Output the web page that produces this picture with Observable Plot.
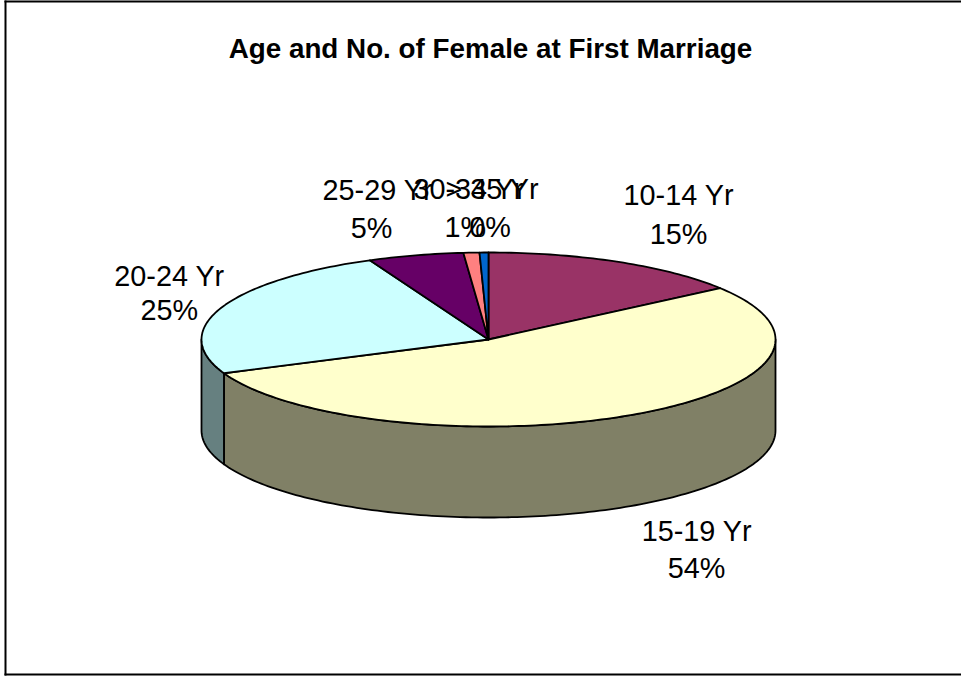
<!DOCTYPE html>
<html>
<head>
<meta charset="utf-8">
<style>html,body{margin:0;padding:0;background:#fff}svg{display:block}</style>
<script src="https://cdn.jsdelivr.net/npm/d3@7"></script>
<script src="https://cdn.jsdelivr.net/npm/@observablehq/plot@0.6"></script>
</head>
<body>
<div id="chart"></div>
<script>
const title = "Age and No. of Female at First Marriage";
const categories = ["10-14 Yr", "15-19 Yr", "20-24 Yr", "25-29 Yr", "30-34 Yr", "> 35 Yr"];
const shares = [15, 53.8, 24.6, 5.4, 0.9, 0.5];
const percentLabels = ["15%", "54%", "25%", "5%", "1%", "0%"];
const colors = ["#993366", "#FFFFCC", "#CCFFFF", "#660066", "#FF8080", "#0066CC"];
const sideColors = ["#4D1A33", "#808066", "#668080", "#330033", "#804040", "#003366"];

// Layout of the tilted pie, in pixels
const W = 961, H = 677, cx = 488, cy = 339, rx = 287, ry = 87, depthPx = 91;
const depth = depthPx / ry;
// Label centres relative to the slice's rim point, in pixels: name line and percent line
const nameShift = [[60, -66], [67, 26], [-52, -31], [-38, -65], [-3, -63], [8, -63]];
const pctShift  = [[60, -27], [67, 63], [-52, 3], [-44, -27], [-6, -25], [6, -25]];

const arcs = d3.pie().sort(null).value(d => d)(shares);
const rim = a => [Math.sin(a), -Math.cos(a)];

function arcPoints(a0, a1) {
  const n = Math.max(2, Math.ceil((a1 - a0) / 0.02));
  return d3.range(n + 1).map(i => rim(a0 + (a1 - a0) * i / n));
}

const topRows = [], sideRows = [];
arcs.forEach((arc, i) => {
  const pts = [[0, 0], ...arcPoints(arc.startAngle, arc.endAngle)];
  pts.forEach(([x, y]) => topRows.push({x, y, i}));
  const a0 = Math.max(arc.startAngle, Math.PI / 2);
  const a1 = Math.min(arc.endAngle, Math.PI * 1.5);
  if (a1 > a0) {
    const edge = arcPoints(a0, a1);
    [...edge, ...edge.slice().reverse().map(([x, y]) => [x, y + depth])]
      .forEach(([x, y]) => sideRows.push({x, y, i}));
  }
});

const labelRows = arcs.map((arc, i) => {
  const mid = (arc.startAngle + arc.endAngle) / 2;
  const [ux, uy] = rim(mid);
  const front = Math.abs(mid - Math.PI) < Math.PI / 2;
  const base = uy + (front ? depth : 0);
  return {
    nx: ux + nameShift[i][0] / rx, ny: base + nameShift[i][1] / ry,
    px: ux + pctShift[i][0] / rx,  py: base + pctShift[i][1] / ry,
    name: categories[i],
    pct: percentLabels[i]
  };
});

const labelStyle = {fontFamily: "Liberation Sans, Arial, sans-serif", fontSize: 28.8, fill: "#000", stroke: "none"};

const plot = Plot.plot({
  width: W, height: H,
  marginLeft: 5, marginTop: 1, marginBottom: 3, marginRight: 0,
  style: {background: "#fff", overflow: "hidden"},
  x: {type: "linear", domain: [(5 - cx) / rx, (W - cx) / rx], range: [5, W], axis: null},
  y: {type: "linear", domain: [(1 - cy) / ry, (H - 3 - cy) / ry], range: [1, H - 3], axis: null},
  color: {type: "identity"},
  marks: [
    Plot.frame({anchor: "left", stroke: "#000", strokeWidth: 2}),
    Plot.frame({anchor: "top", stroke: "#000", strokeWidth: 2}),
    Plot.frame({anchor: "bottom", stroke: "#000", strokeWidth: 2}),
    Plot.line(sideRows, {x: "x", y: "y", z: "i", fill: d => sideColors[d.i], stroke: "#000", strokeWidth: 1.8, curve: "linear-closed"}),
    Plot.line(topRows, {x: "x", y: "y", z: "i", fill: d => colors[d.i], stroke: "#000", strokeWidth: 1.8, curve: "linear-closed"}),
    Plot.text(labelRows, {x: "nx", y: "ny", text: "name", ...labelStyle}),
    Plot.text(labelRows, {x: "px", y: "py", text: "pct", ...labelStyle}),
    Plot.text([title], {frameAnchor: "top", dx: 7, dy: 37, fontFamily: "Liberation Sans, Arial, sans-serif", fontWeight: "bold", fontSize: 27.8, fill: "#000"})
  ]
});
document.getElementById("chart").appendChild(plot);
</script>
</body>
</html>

● **BRIEF**:
Except for the pictures, copy the material above exactly.

● **FINISHED TASK**:
Output the web page that produces this picture with Observable Plot.
<!DOCTYPE html>
<html>
<head>
<meta charset="utf-8">
<style>html,body{margin:0;padding:0;background:#fff}svg{display:block}</style>
<script src="https://cdn.jsdelivr.net/npm/d3@7"></script>
<script src="https://cdn.jsdelivr.net/npm/@observablehq/plot@0.6"></script>
</head>
<body>
<div id="chart"></div>
<script>
const title = "Age and No. of Female at First Marriage";
const categories = ["10-14 Yr", "15-19 Yr", "20-24 Yr", "25-29 Yr", "30-34 Yr", "> 35 Yr"];
const shares = [15, 53.8, 24.6, 5.4, 0.9, 0.5];
const percentLabels = ["15%", "54%", "25%", "5%", "1%", "0%"];
const colors = ["#993366", "#FFFFCC", "#CCFFFF", "#660066", "#FF8080", "#0066CC"];
const sideColors = ["#4D1A33", "#808066", "#668080", "#330033", "#804040", "#003366"];

// Layout of the tilted pie, in pixels
const W = 961, H = 677, cx = 488, cy = 339, rx = 287, ry = 87, depthPx = 91;
const depth = depthPx / ry;
// Label centres relative to the slice's rim point, in pixels: name line and percent line
const nameShift = [[60, -66], [67, 26], [-52, -31], [-38, -65], [-3, -63], [8, -63]];
const pctShift  = [[60, -27], [67, 63], [-52, 3], [-44, -27], [-6, -25], [6, -25]];

const arcs = d3.pie().sort(null).value(d => d)(shares);
const rim = a => [Math.sin(a), -Math.cos(a)];

function arcPoints(a0, a1) {
  const n = Math.max(2, Math.ceil((a1 - a0) / 0.02));
  return d3.range(n + 1).map(i => rim(a0 + (a1 - a0) * i / n));
}

const topRows = [], sideRows = [];
arcs.forEach((arc, i) => {
  const pts = [[0, 0], ...arcPoints(arc.startAngle, arc.endAngle)];
  pts.forEach(([x, y]) => topRows.push({x, y, i}));
  const a0 = Math.max(arc.startAngle, Math.PI / 2);
  const a1 = Math.min(arc.endAngle, Math.PI * 1.5);
  if (a1 > a0) {
    const edge = arcPoints(a0, a1);
    [...edge, ...edge.slice().reverse().map(([x, y]) => [x, y + depth])]
      .forEach(([x, y]) => sideRows.push({x, y, i}));
  }
});

const labelRows = arcs.map((arc, i) => {
  const mid = (arc.startAngle + arc.endAngle) / 2;
  const [ux, uy] = rim(mid);
  const front = Math.abs(mid - Math.PI) < Math.PI / 2;
  const base = uy + (front ? depth : 0);
  return {
    nx: ux + nameShift[i][0] / rx, ny: base + nameShift[i][1] / ry,
    px: ux + pctShift[i][0] / rx,  py: base + pctShift[i][1] / ry,
    name: categories[i],
    pct: percentLabels[i]
  };
});

const labelStyle = {fontFamily: "Liberation Sans, Arial, sans-serif", fontSize: 28.8, fill: "#000", stroke: "none"};

const plot = Plot.plot({
  width: W, height: H,
  marginLeft: 5, marginTop: 1, marginBottom: 3, marginRight: 0,
  style: {background: "#fff", overflow: "hidden"},
  x: {type: "linear", domain: [(5 - cx) / rx, (W - cx) / rx], range: [5, W], axis: null},
  y: {type: "linear", domain: [(1 - cy) / ry, (H - 3 - cy) / ry], range: [1, H - 3], axis: null},
  color: {type: "identity"},
  marks: [
    Plot.frame({anchor: "left", stroke: "#000", strokeWidth: 2}),
    Plot.frame({anchor: "top", stroke: "#000", strokeWidth: 2}),
    Plot.frame({anchor: "bottom", stroke: "#000", strokeWidth: 2}),
    Plot.line(sideRows, {x: "x", y: "y", z: "i", fill: d => sideColors[d.i], stroke: "#000", strokeWidth: 1.8, curve: "linear-closed"}),
    Plot.line(topRows, {x: "x", y: "y", z: "i", fill: d => colors[d.i], stroke: "#000", strokeWidth: 1.8, curve: "linear-closed"}),
    Plot.text(labelRows, {x: "nx", y: "ny", text: "name", ...labelStyle}),
    Plot.text(labelRows, {x: "px", y: "py", text: "pct", ...labelStyle}),
    Plot.text([title], {frameAnchor: "top", dx: 7, dy: 37, fontFamily: "Liberation Sans, Arial, sans-serif", fontWeight: "bold", fontSize: 27.8, fill: "#000"})
  ]
});
document.getElementById("chart").appendChild(plot);
</script>
</body>
</html>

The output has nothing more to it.